A very effective gameplay mechanic, which is a new one as far as I know, is that you only have a limited time to pick a reaction/response from the up to four options you get when having to make a decision. How much time you are given exactly, is contextual. If you are asked for your opinion in the middle of a discussion, you don’t have forever, but longer than when you have to convince someone to jump off a bridge onto a fast-moving vehicle. This forces you to be fairly spontaneous and in-the-moment, making your responses more honest: you tend to go with how you think you would really react under the given circumstances. This way, I discovered I would likely be very diplomatic, protective, suspicious and mostly very moral, though occasionally giving priority to pragmatism. And I did kill someone I didn’t technically need to. But he was a very, very bad man. The speed at which you have to read and respond make this game unsuitable for people with dyslexia and you are likely to accidentally select an unintended response once or twice. If you feel really annoyed about that, thankfully you can ‘rewind’ to the beginning of the chapter you messed up and set things right. Or as right as they get in the The Walking Dead universe, which is fuelled by hope, but dotted with the violent deaths of people who don’t deserve such a fate.
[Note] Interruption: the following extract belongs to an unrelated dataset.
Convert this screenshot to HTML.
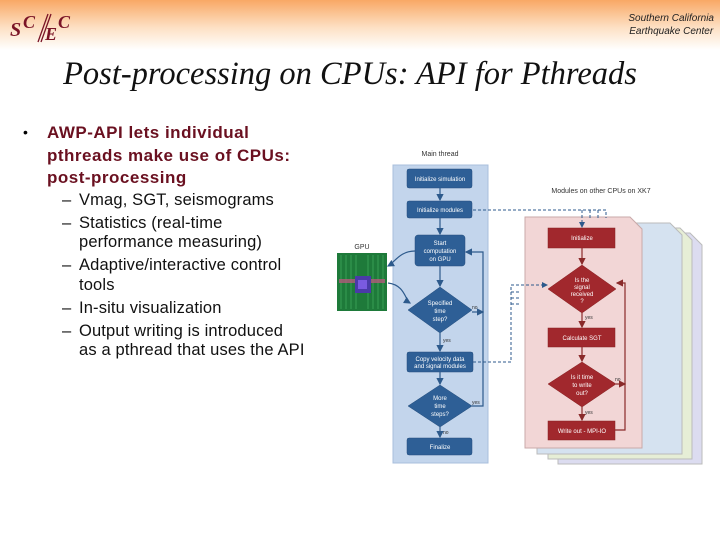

Speaking of gameplay issues: I have heard grumblings about them and the technical performance on various platforms, the iPad version being especially choppy, but my PC version was mostly fine apart from one memorable occasion on which I got eviscerated by a zombie for about ten times in a row because it was unclear which contextual button I was supposed to press in the second or two allotted to me. It ultimately is just a minor annoyance though and it won’t ruin the game for you.
The makers of the game claim that by the end of the five-part ‘season’ players will have much- different sets of survivors and allegiances. Much as I am enjoying the game, I unfortunately have to call shenanigans on this. Playing is engrossing and as addictive as reading a great book, making it hard to stop because you want to know what happens next. But the further you get into the story, the clearer it becomes that a lot of your choices don’t really matter in the long run. Circumstances beyond your control wipe the slate clean partly and invalidate a lot of your earlier hand-wringing. It makes perfect sense that the writers can’t let the plot get away from them and evolve into entirely separate stories, so like in Mass Effect they find ways to lead the various narrative paths back to the same seemingly fated main events. Different characters may fulfill the same roles and scenes may play out differently but have the same outcome. The flavoring is different, but it’s mostly the same dish. One day, someone will hopefully succeed in the nigh-impossible task of combining very tight storytelling with giving the player a lot of freedom, but The Walking Dead doesn’t quite crack that nut.
Due to the big success of the game version of The Walking Dead, a second ‘season’ has already been announced and I have mixed feelings about this. Though the franchise was always conceived as a zombie movie that doesn’t end, this makes it seems likely they will kill off all but one or two of the current cast in the end to have players start in the exact same place in season two, all previous decisions null-and-void. Then again, they may have an open ending, leave this group to their unknown destiny and jump to a fresh set of characters. Either way, despite not quite making good on the promise of wildly diverging paths, I am hooked and will be there to see where it all leads.